■ Brief ■
Repeat the material below word for word and leave out all pictures.

+--

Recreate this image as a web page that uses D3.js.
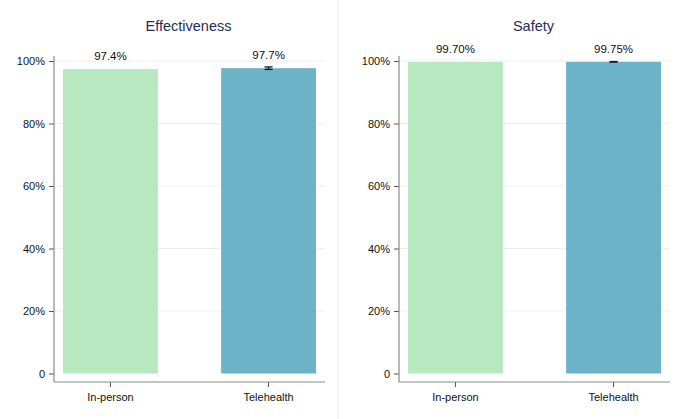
<!DOCTYPE html>
<html>
<head>
<meta charset="utf-8">
<script src="https://cdn.jsdelivr.net/npm/d3@7"></script>
<style>
    body { margin: 0; background: #fff; }
    svg { display: block; font-family: "Liberation Sans", Arial, sans-serif; }
</style>
</head>
<body>
<div id="chart"></div>
<script>
// Data
const groups = ["In-person", "Telehealth"];
const panelTitles = ["Effectiveness", "Safety"];
const effectivenessValues = [97.4, 97.7];
const effectivenessLabels = ["97.4%", "97.7%"];
const effectivenessLow = [null, 97.3];
const effectivenessHigh = [null, 98.1];
const safetyValues = [99.70, 99.75];
const safetyLabels = ["99.70%", "99.75%"];
const safetyLow = [null, 99.68];
const safetyHigh = [null, 99.82];
const yTicks = [0, 20, 40, 60, 80, 100];
const barColors = ["#b8e8c0", "#6cb3c8"];

const svg = d3.select("#chart").append("svg")
    .attr("width", 680)
    .attr("height", 419);

// faint divider between the two panels
svg.append("line")
    .attr("x1", 338).attr("x2", 338)
    .attr("y1", 0).attr("y2", 419)
    .attr("stroke", "#eef1f3")
    .attr("stroke-width", 1);

const panels = [
    { left: 54, title: panelTitles[0], values: effectivenessValues, labels: effectivenessLabels, lo: effectivenessLow, hi: effectivenessHigh },
    { left: 399, title: panelTitles[1], values: safetyValues, labels: safetyLabels, lo: safetyLow, hi: safetyHigh }
];

const plotTop = 61, plotH = 312.5, plotW = 271;

panels.forEach(p => {
    const g = svg.append("g").attr("transform", `translate(${p.left},${plotTop})`);

    const x = d3.scaleBand()
        .domain(groups)
        .range([0, plotW])
        .paddingInner(0.4)
        .paddingOuter(0.057);

    const y = d3.scaleLinear()
        .domain([0, 100])
        .range([plotH, 0]);

    // gridlines
    g.selectAll(".grid")
        .data(yTicks.filter(d => d > 0))
        .enter().append("line")
        .attr("x1", 0).attr("x2", plotW)
        .attr("y1", d => y(d)).attr("y2", d => y(d))
        .attr("stroke", "#eaeef0")
        .attr("stroke-width", 1);

    // bars
    g.selectAll(".bar")
        .data(p.values)
        .enter().append("rect")
        .attr("x", (d, i) => x(groups[i]))
        .attr("y", d => y(d))
        .attr("width", x.bandwidth())
        .attr("height", d => plotH - y(d))
        .attr("fill", (d, i) => barColors[i]);

    // error bars
    p.values.forEach((v, i) => {
        if (p.lo[i] == null) return;
        const cx = x(groups[i]) + x.bandwidth() / 2;
        const eg = g.append("g").attr("stroke", "#111").attr("stroke-width", 1.3);
        eg.append("line").attr("x1", cx).attr("x2", cx).attr("y1", y(p.lo[i])).attr("y2", y(p.hi[i]));
        eg.append("line").attr("x1", cx - 4).attr("x2", cx + 4).attr("y1", y(p.lo[i])).attr("y2", y(p.lo[i]));
        eg.append("line").attr("x1", cx - 4).attr("x2", cx + 4).attr("y1", y(p.hi[i])).attr("y2", y(p.hi[i]));
    });

    // value labels, sitting just above each bar
    g.selectAll(".val")
        .data(p.labels)
        .enter().append("text")
        .attr("x", (d, i) => x(groups[i]) + x.bandwidth() / 2)
        .attr("y", (d, i) => y(p.values[i]) - 9)
        .attr("text-anchor", "middle")
        .attr("font-size", 11.5)
        .attr("fill", "#111")
        .text(d => d);

    // title
    g.append("text")
        .attr("x", plotW / 2 - 1)
        .attr("y", -30)
        .attr("text-anchor", "middle")
        .attr("font-size", 14.5)
        .attr("fill", "#1f2d5c")
        .text(p.title);

    // y axis
    const yAxis = g.append("g")
        .call(d3.axisLeft(y).tickValues(yTicks).tickSize(5).tickPadding(4)
            .tickFormat(d => d === 0 ? "0" : d + "%"));
    yAxis.select(".domain").remove();
    yAxis.selectAll(".tick line").attr("stroke", "#555");
    yAxis.selectAll("text").attr("font-size", 11).attr("fill", "#111")
        .style("font-family", "'Liberation Sans', Arial, sans-serif");
    g.append("line")
        .attr("x1", 0).attr("x2", 0)
        .attr("y1", -5).attr("y2", plotH + 8.5)
        .attr("stroke", "#8a8a8a").attr("stroke-width", 1.2);

    // x axis
    const xAxis = g.append("g")
        .attr("transform", `translate(0,${plotH + 8.5})`)
        .call(d3.axisBottom(x).tickSize(5).tickPadding(6));
    xAxis.select(".domain").remove();
    xAxis.selectAll(".tick line").attr("stroke", "#555");
    xAxis.selectAll("text").attr("font-size", 11).attr("fill", "#111")
        .style("font-family", "'Liberation Sans', Arial, sans-serif");
    g.append("line")
        .attr("x1", 0).attr("x2", plotW)
        .attr("y1", plotH + 8.5).attr("y2", plotH + 8.5)
        .attr("stroke", "#8a8a8a").attr("stroke-width", 1.2);
});
</script>
</body>
</html>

+--

■ Full response ■
Recreate this image as a web page that uses D3.js.
<!DOCTYPE html>
<html>
<head>
<meta charset="utf-8">
<script src="https://cdn.jsdelivr.net/npm/d3@7"></script>
<style>
    body { margin: 0; background: #fff; }
    svg { display: block; font-family: "Liberation Sans", Arial, sans-serif; }
</style>
</head>
<body>
<div id="chart"></div>
<script>
// Data
const groups = ["In-person", "Telehealth"];
const panelTitles = ["Effectiveness", "Safety"];
const effectivenessValues = [97.4, 97.7];
const effectivenessLabels = ["97.4%", "97.7%"];
const effectivenessLow = [null, 97.3];
const effectivenessHigh = [null, 98.1];
const safetyValues = [99.70, 99.75];
const safetyLabels = ["99.70%", "99.75%"];
const safetyLow = [null, 99.68];
const safetyHigh = [null, 99.82];
const yTicks = [0, 20, 40, 60, 80, 100];
const barColors = ["#b8e8c0", "#6cb3c8"];

const svg = d3.select("#chart").append("svg")
    .attr("width", 680)
    .attr("height", 419);

// faint divider between the two panels
svg.append("line")
    .attr("x1", 338).attr("x2", 338)
    .attr("y1", 0).attr("y2", 419)
    .attr("stroke", "#eef1f3")
    .attr("stroke-width", 1);

const panels = [
    { left: 54, title: panelTitles[0], values: effectivenessValues, labels: effectivenessLabels, lo: effectivenessLow, hi: effectivenessHigh },
    { left: 399, title: panelTitles[1], values: safetyValues, labels: safetyLabels, lo: safetyLow, hi: safetyHigh }
];

const plotTop = 61, plotH = 312.5, plotW = 271;

panels.forEach(p => {
    const g = svg.append("g").attr("transform", `translate(${p.left},${plotTop})`);

    const x = d3.scaleBand()
        .domain(groups)
        .range([0, plotW])
        .paddingInner(0.4)
        .paddingOuter(0.057);

    const y = d3.scaleLinear()
        .domain([0, 100])
        .range([plotH, 0]);

    // gridlines
    g.selectAll(".grid")
        .data(yTicks.filter(d => d > 0))
        .enter().append("line")
        .attr("x1", 0).attr("x2", plotW)
        .attr("y1", d => y(d)).attr("y2", d => y(d))
        .attr("stroke", "#eaeef0")
        .attr("stroke-width", 1);

    // bars
    g.selectAll(".bar")
        .data(p.values)
        .enter().append("rect")
        .attr("x", (d, i) => x(groups[i]))
        .attr("y", d => y(d))
        .attr("width", x.bandwidth())
        .attr("height", d => plotH - y(d))
        .attr("fill", (d, i) => barColors[i]);

    // error bars
    p.values.forEach((v, i) => {
        if (p.lo[i] == null) return;
        const cx = x(groups[i]) + x.bandwidth() / 2;
        const eg = g.append("g").attr("stroke", "#111").attr("stroke-width", 1.3);
        eg.append("line").attr("x1", cx).attr("x2", cx).attr("y1", y(p.lo[i])).attr("y2", y(p.hi[i]));
        eg.append("line").attr("x1", cx - 4).attr("x2", cx + 4).attr("y1", y(p.lo[i])).attr("y2", y(p.lo[i]));
        eg.append("line").attr("x1", cx - 4).attr("x2", cx + 4).attr("y1", y(p.hi[i])).attr("y2", y(p.hi[i]));
    });

    // value labels, sitting just above each bar
    g.selectAll(".val")
        .data(p.labels)
        .enter().append("text")
        .attr("x", (d, i) => x(groups[i]) + x.bandwidth() / 2)
        .attr("y", (d, i) => y(p.values[i]) - 9)
        .attr("text-anchor", "middle")
        .attr("font-size", 11.5)
        .attr("fill", "#111")
        .text(d => d);

    // title
    g.append("text")
        .attr("x", plotW / 2 - 1)
        .attr("y", -30)
        .attr("text-anchor", "middle")
        .attr("font-size", 14.5)
        .attr("fill", "#1f2d5c")
        .text(p.title);

    // y axis
    const yAxis = g.append("g")
        .call(d3.axisLeft(y).tickValues(yTicks).tickSize(5).tickPadding(4)
            .tickFormat(d => d === 0 ? "0" : d + "%"));
    yAxis.select(".domain").remove();
    yAxis.selectAll(".tick line").attr("stroke", "#555");
    yAxis.selectAll("text").attr("font-size", 11).attr("fill", "#111")
        .style("font-family", "'Liberation Sans', Arial, sans-serif");
    g.append("line")
        .attr("x1", 0).attr("x2", 0)
        .attr("y1", -5).attr("y2", plotH + 8.5)
        .attr("stroke", "#8a8a8a").attr("stroke-width", 1.2);

    // x axis
    const xAxis = g.append("g")
        .attr("transform", `translate(0,${plotH + 8.5})`)
        .call(d3.axisBottom(x).tickSize(5).tickPadding(6));
    xAxis.select(".domain").remove();
    xAxis.selectAll(".tick line").attr("stroke", "#555");
    xAxis.selectAll("text").attr("font-size", 11).attr("fill", "#111")
        .style("font-family", "'Liberation Sans', Arial, sans-serif");
    g.append("line")
        .attr("x1", 0).attr("x2", plotW)
        .attr("y1", plotH + 8.5).attr("y2", plotH + 8.5)
        .attr("stroke", "#8a8a8a").attr("stroke-width", 1.2);
});
</script>
</body>
</html>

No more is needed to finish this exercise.